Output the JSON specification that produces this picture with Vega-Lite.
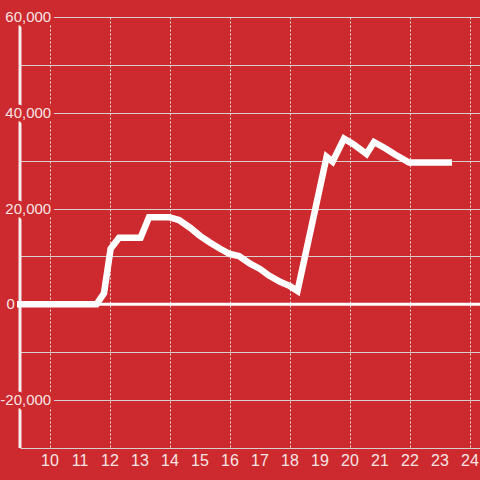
{
  "$schema": "https://vega.github.io/schema/vega-lite/v6.json",
  "width": 460,
  "height": 431,
  "autosize": {"type": "none"},
  "padding": {"left": 20, "top": 17, "right": 0, "bottom": 32},
  "background": "#cd2a2f",
  "config": {
    "view": {"stroke": null},
    "font": "Liberation Sans"
  },
  "datasets": {
    "series": [
      {"hour": 8.9, "value": 0},
      {"hour": 11.55, "value": 0},
      {"hour": 11.8, "value": 2300},
      {"hour": 12.02, "value": 11600},
      {"hour": 12.3, "value": 13900},
      {"hour": 13.02, "value": 13900},
      {"hour": 13.3, "value": 18200},
      {"hour": 13.97, "value": 18200},
      {"hour": 14.3, "value": 17600},
      {"hour": 14.67, "value": 16000},
      {"hour": 15.0, "value": 14300},
      {"hour": 15.33, "value": 12900},
      {"hour": 15.67, "value": 11600},
      {"hour": 16.0, "value": 10500},
      {"hour": 16.3, "value": 10100},
      {"hour": 16.67, "value": 8500},
      {"hour": 17.0, "value": 7400},
      {"hour": 17.3, "value": 6000},
      {"hour": 17.67, "value": 4700},
      {"hour": 18.0, "value": 3800},
      {"hour": 18.25, "value": 2800},
      {"hour": 19.22, "value": 30800},
      {"hour": 19.42, "value": 29800},
      {"hour": 19.8, "value": 34600},
      {"hour": 20.1, "value": 33500},
      {"hour": 20.55, "value": 31400},
      {"hour": 20.8, "value": 33900},
      {"hour": 21.2, "value": 32500},
      {"hour": 21.5, "value": 31300},
      {"hour": 21.97, "value": 29600},
      {"hour": 23.4, "value": 29600}
    ],
    "ticks": [
      {"v": -20000, "label": "-20,000"},
      {"v": 20000, "label": "20,000"},
      {"v": 40000, "label": "40,000"},
      {"v": 60000, "label": "60,000"}
    ],
    "zeroTick": [
      {"v": 0, "label": "0"}
    ],
    "hours": [
      {"h": 10}, {"h": 11}, {"h": 12}, {"h": 13}, {"h": 14}, {"h": 15}, {"h": 16}, {"h": 17},
      {"h": 18}, {"h": 19}, {"h": 20}, {"h": 21}, {"h": 22}, {"h": 23}, {"h": 24}
    ]
  },
  "layer": [
    {
      "data": {"values": [{"v": 0, "a": 8.9, "b": 24.333}]},
      "mark": {"type": "rule", "stroke": "#ffffff", "strokeWidth": 3},
      "encoding": {
        "x": {
          "field": "a",
          "type": "quantitative",
          "scale": {"domain": [9, 24.333], "nice": false, "zero": false},
          "axis": {
            "values": [10, 11, 12, 13, 14, 15, 16, 17, 18, 19, 20, 21, 22, 23, 24],
            "grid": true,
            "gridDash": [2, 2],
            "gridColor": "#e6dcdc",
            "gridWidth": 1,
            "domain": false,
            "ticks": false,
            "labels": false,
            "title": null
          }
        },
        "x2": {"field": "b"},
        "y": {
          "field": "v",
          "type": "quantitative",
          "scale": {"domain": [-30000, 60000], "nice": false, "zero": false},
          "axis": {
            "values": [-30000, -20000, -10000, 0, 10000, 20000, 30000, 40000, 50000, 60000],
            "grid": true,
            "gridColor": "#d9cfcf",
            "gridWidth": 1,
            "labels": false,
            "ticks": false,
            "domain": false,
            "title": null
          }
        }
      }
    },
    {
      "data": {"values": [{"v": 9}]},
      "mark": {"type": "rule", "stroke": "#f4eeee", "strokeWidth": 3},
      "encoding": {
        "x": {"field": "v", "type": "quantitative"}
      }
    },
    {
      "data": {"name": "hours"},
      "mark": {"type": "text", "align": "center", "baseline": "middle", "fontSize": 16, "fill": "#f6e4e4", "dy": 13},
      "encoding": {
        "x": {"field": "h", "type": "quantitative"},
        "y": {"datum": -30000},
        "text": {"field": "h", "type": "quantitative"}
      }
    },
    {
      "data": {"name": "ticks"},
      "mark": {"type": "text", "align": "right", "baseline": "middle", "fontSize": 15, "fill": "#cd2a2f", "stroke": "#cd2a2f", "strokeWidth": 7, "strokeJoin": "round"},
      "encoding": {
        "x": {"datum": 10.04},
        "y": {"field": "v", "type": "quantitative"},
        "text": {"field": "label"}
      }
    },
    {
      "data": {"name": "ticks"},
      "mark": {"type": "text", "align": "right", "baseline": "middle", "fontSize": 15, "fill": "#f6e4e4"},
      "encoding": {
        "x": {"datum": 10.04},
        "y": {"field": "v", "type": "quantitative"},
        "text": {"field": "label"}
      }
    },
    {
      "data": {"name": "zeroTick"},
      "mark": {"type": "text", "align": "left", "baseline": "middle", "fontSize": 15, "fill": "#f6e4e4"},
      "encoding": {
        "x": {"datum": 8.55},
        "y": {"field": "v", "type": "quantitative"},
        "text": {"field": "label"}
      }
    },
    {
      "data": {"name": "series"},
      "mark": {"type": "line", "stroke": "#ffffff", "strokeWidth": 6.5, "strokeJoin": "miter", "strokeCap": "butt", "clip": false},
      "encoding": {
        "x": {"field": "hour", "type": "quantitative"},
        "y": {"field": "value", "type": "quantitative"}
      }
    }
  ]
}
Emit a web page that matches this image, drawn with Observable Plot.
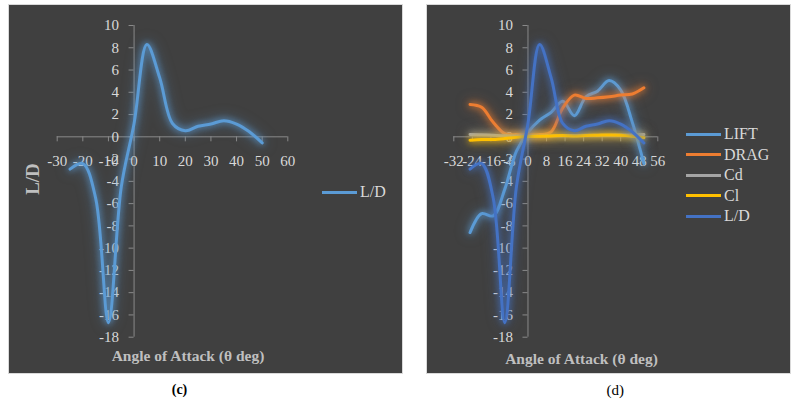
--------
▶ **Work to be completed**
Restate each entry word for word, please, but drop any images it holds.

▶ **Response below**
Output the JSON specification that produces this picture with Vega-Lite.
{
  "$schema": "https://vega.github.io/schema/vega-lite/v6.json",
  "width": 460,
  "height": 431,
  "autosize": {"type": "none"},
  "padding": {"left": 20, "top": 17, "right": 0, "bottom": 32},
  "background": "#cd2a2f",
  "config": {
    "view": {"stroke": null},
    "font": "Liberation Sans"
  },
  "datasets": {
    "series": [
      {"hour": 8.9, "value": 0},
      {"hour": 11.55, "value": 0},
      {"hour": 11.8, "value": 2300},
      {"hour": 12.02, "value": 11600},
      {"hour": 12.3, "value": 13900},
      {"hour": 13.02, "value": 13900},
      {"hour": 13.3, "value": 18200},
      {"hour": 13.97, "value": 18200},
      {"hour": 14.3, "value": 17600},
      {"hour": 14.67, "value": 16000},
      {"hour": 15.0, "value": 14300},
      {"hour": 15.33, "value": 12900},
      {"hour": 15.67, "value": 11600},
      {"hour": 16.0, "value": 10500},
      {"hour": 16.3, "value": 10100},
      {"hour": 16.67, "value": 8500},
      {"hour": 17.0, "value": 7400},
      {"hour": 17.3, "value": 6000},
      {"hour": 17.67, "value": 4700},
      {"hour": 18.0, "value": 3800},
      {"hour": 18.25, "value": 2800},
      {"hour": 19.22, "value": 30800},
      {"hour": 19.42, "value": 29800},
      {"hour": 19.8, "value": 34600},
      {"hour": 20.1, "value": 33500},
      {"hour": 20.55, "value": 31400},
      {"hour": 20.8, "value": 33900},
      {"hour": 21.2, "value": 32500},
      {"hour": 21.5, "value": 31300},
      {"hour": 21.97, "value": 29600},
      {"hour": 23.4, "value": 29600}
    ],
    "ticks": [
      {"v": -20000, "label": "-20,000"},
      {"v": 20000, "label": "20,000"},
      {"v": 40000, "label": "40,000"},
      {"v": 60000, "label": "60,000"}
    ],
    "zeroTick": [
      {"v": 0, "label": "0"}
    ],
    "hours": [
      {"h": 10}, {"h": 11}, {"h": 12}, {"h": 13}, {"h": 14}, {"h": 15}, {"h": 16}, {"h": 17},
      {"h": 18}, {"h": 19}, {"h": 20}, {"h": 21}, {"h": 22}, {"h": 23}, {"h": 24}
    ]
  },
  "layer": [
    {
      "data": {"values": [{"v": 0, "a": 8.9, "b": 24.333}]},
      "mark": {"type": "rule", "stroke": "#ffffff", "strokeWidth": 3},
      "encoding": {
        "x": {
          "field": "a",
          "type": "quantitative",
          "scale": {"domain": [9, 24.333], "nice": false, "zero": false},
          "axis": {
            "values": [10, 11, 12, 13, 14, 15, 16, 17, 18, 19, 20, 21, 22, 23, 24],
            "grid": true,
            "gridDash": [2, 2],
            "gridColor": "#e6dcdc",
            "gridWidth": 1,
            "domain": false,
            "ticks": false,
            "labels": false,
            "title": null
          }
        },
        "x2": {"field": "b"},
        "y": {
          "field": "v",
          "type": "quantitative",
          "scale": {"domain": [-30000, 60000], "nice": false, "zero": false},
          "axis": {
            "values": [-30000, -20000, -10000, 0, 10000, 20000, 30000, 40000, 50000, 60000],
            "grid": true,
            "gridColor": "#d9cfcf",
            "gridWidth": 1,
            "labels": false,
            "ticks": false,
            "domain": false,
            "title": null
          }
        }
      }
    },
    {
      "data": {"values": [{"v": 9}]},
      "mark": {"type": "rule", "stroke": "#f4eeee", "strokeWidth": 3},
      "encoding": {
        "x": {"field": "v", "type": "quantitative"}
      }
    },
    {
      "data": {"name": "hours"},
      "mark": {"type": "text", "align": "center", "baseline": "middle", "fontSize": 16, "fill": "#f6e4e4", "dy": 13},
      "encoding": {
        "x": {"field": "h", "type": "quantitative"},
        "y": {"datum": -30000},
        "text": {"field": "h", "type": "quantitative"}
      }
    },
    {
      "data": {"name": "ticks"},
      "mark": {"type": "text", "align": "right", "baseline": "middle", "fontSize": 15, "fill": "#cd2a2f", "stroke": "#cd2a2f", "strokeWidth": 7, "strokeJoin": "round"},
      "encoding": {
        "x": {"datum": 10.04},
        "y": {"field": "v", "type": "quantitative"},
        "text": {"field": "label"}
      }
    },
    {
      "data": {"name": "ticks"},
      "mark": {"type": "text", "align": "right", "baseline": "middle", "fontSize": 15, "fill": "#f6e4e4"},
      "encoding": {
        "x": {"datum": 10.04},
        "y": {"field": "v", "type": "quantitative"},
        "text": {"field": "label"}
      }
    },
    {
      "data": {"name": "zeroTick"},
      "mark": {"type": "text", "align": "left", "baseline": "middle", "fontSize": 15, "fill": "#f6e4e4"},
      "encoding": {
        "x": {"datum": 8.55},
        "y": {"field": "v", "type": "quantitative"},
        "text": {"field": "label"}
      }
    },
    {
      "data": {"name": "series"},
      "mark": {"type": "line", "stroke": "#ffffff", "strokeWidth": 6.5, "strokeJoin": "miter", "strokeCap": "butt", "clip": false},
      "encoding": {
        "x": {"field": "hour", "type": "quantitative"},
        "y": {"field": "value", "type": "quantitative"}
      }
    }
  ]
}
Emit a web page that matches this image, drawn with Observable Plot.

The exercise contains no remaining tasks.